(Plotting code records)
↓
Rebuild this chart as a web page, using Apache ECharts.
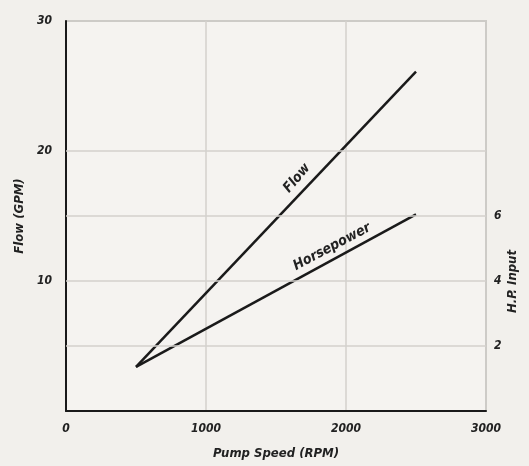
<!DOCTYPE html>
<html>
<head>
<meta charset="utf-8">
<script src="https://cdn.jsdelivr.net/npm/echarts@6/dist/echarts.min.js"></script>
<style>
html,body{margin:0;padding:0;background:#f2f0ec;}
#c{width:529px;height:466px;}
</style>
</head>
<body>
<div id="c"></div>
<script>
// Data
var pumpSpeed = [500, 2500];          // RPM
var flowGPM = [3.4, 26.1];            // GPM (left axis)
var hpInput = [1.36, 6.05];           // H.P. (right axis)
var xTicks = [0, 1000, 2000, 3000];
var flowTickLabels = [10, 20, 30];
var hpTickLabels = [2, 4, 6];
var flowGridValues = [5, 10, 15, 20];
var flowLabelAt = [1650, 17.9];
var hpLabelAt = [1900, 5.05];

var FONT = '"DejaVu Sans Condensed","Liberation Sans Narrow",sans-serif';
var txt = {fontFamily: FONT, fontStyle: 'italic', fontWeight: 'bold', color: '#222'};

var chart = echarts.init(document.getElementById('c'), null, {renderer: 'canvas'});
chart.setOption({
  backgroundColor: '#f2f0ec',
  animation: false,
  grid: {left: 66, right: 43, top: 21, bottom: 55, show: true, borderColor: '#cdcbc7', borderWidth: 2, backgroundColor: '#f5f3f0'},
  xAxis: {
    type: 'value', min: 0, max: 3000, interval: 1000,
    name: 'Pump Speed (RPM)', nameLocation: 'middle', nameGap: 36,
    nameTextStyle: Object.assign({fontSize: 13}, txt),
    axisLine: {show: true, lineStyle: {color: '#1a1a1a', width: 2}},
    axisTick: {show: false},
    splitLine: {show: true, lineStyle: {color: '#d3d1cd', width: 1.5}},
    axisLabel: Object.assign({fontSize: 12, margin: 12, formatter: function(v){return xTicks.indexOf(v) >= 0 ? String(v) : '';}}, txt)
  },
  yAxis: [{
    type: 'value', min: 0, max: 30, interval: 5,
    name: 'Flow (GPM)', nameLocation: 'middle', nameGap: 40,
    nameTextStyle: Object.assign({fontSize: 13}, txt),
    axisLine: {show: true, lineStyle: {color: '#1a1a1a', width: 2}},
    axisTick: {show: false},
    splitLine: {show: false},
    axisLabel: Object.assign({fontSize: 12, margin: 14, formatter: function(v){return flowTickLabels.indexOf(v) >= 0 ? String(v) : '';}}, txt)
  }, {
    type: 'value', min: 0, max: 12, interval: 2, position: 'right',
    axisLine: {show: true, lineStyle: {color: '#cdcbc7', width: 2}},
    axisTick: {show: false},
    splitLine: {show: false},
    axisLabel: Object.assign({fontSize: 12, margin: 8, formatter: function(v){return hpTickLabels.indexOf(v) >= 0 ? String(v) : '';}}, txt)
  }],
  graphic: [{
    type: 'text', left: 506, top: 250, rotation: Math.PI / 2,
    style: {text: 'H.P. Input', font: 'italic bold 13px ' + FONT, fill: '#222'}
  }],
  series: [{
    name: 'Flow', type: 'line', yAxisIndex: 0, symbol: 'none',
    data: pumpSpeed.map(function(x, i){return [x, flowGPM[i]];}),
    lineStyle: {color: '#1a1a1a', width: 2.5},
    markLine: {
      silent: true, symbol: 'none', label: {show: false},
      lineStyle: {color: '#d3d1cd', width: 1.5, type: 'solid'},
      data: flowGridValues.map(function(v){return {yAxis: v};})
    },
    markPoint: {
      symbol: 'circle', symbolSize: 0,
      data: [{coord: flowLabelAt}],
      label: Object.assign({show: true, formatter: 'Flow', rotate: 50, fontSize: 14, position: 'inside'}, txt)
    },
    z: 3
  }, {
    name: 'Horsepower', type: 'line', yAxisIndex: 1, symbol: 'none',
    data: pumpSpeed.map(function(x, i){return [x, hpInput[i]];}),
    lineStyle: {color: '#1a1a1a', width: 2.5},
    markPoint: {
      symbol: 'circle', symbolSize: 0,
      data: [{coord: hpLabelAt}],
      label: Object.assign({show: true, formatter: 'Horsepower', rotate: 28, fontSize: 14, position: 'inside'}, txt)
    },
    z: 3
  }]
});
</script>
</body>
</html>
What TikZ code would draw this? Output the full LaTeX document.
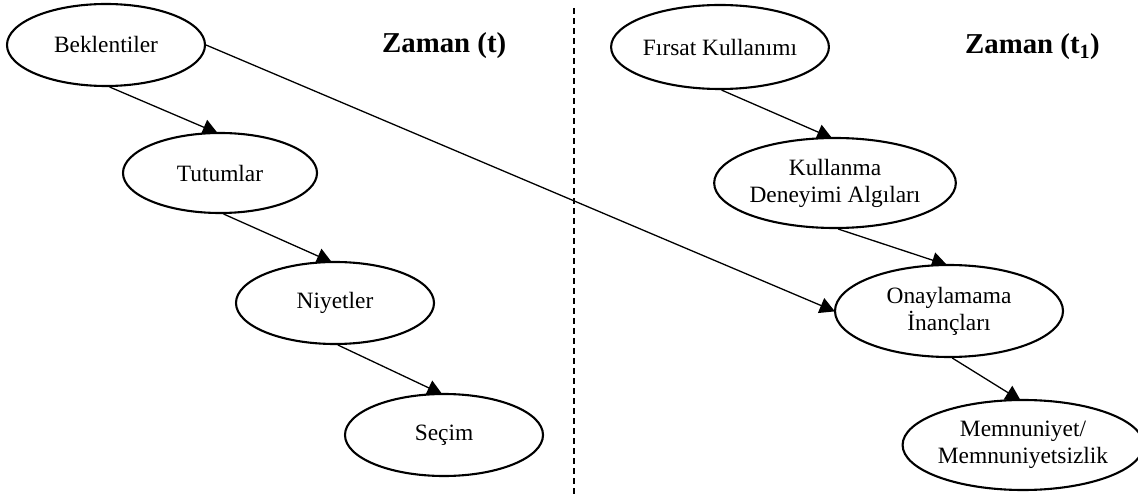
↑
→ **Set task**:
Pick out the lines above containing the word "document", then copy them.

→ **Solution to the exercise**:
var chart = echarts.init(document.getElementById('c'), null, {renderer: 'canvas'});
What TikZ code would draw this? Output the full LaTeX document.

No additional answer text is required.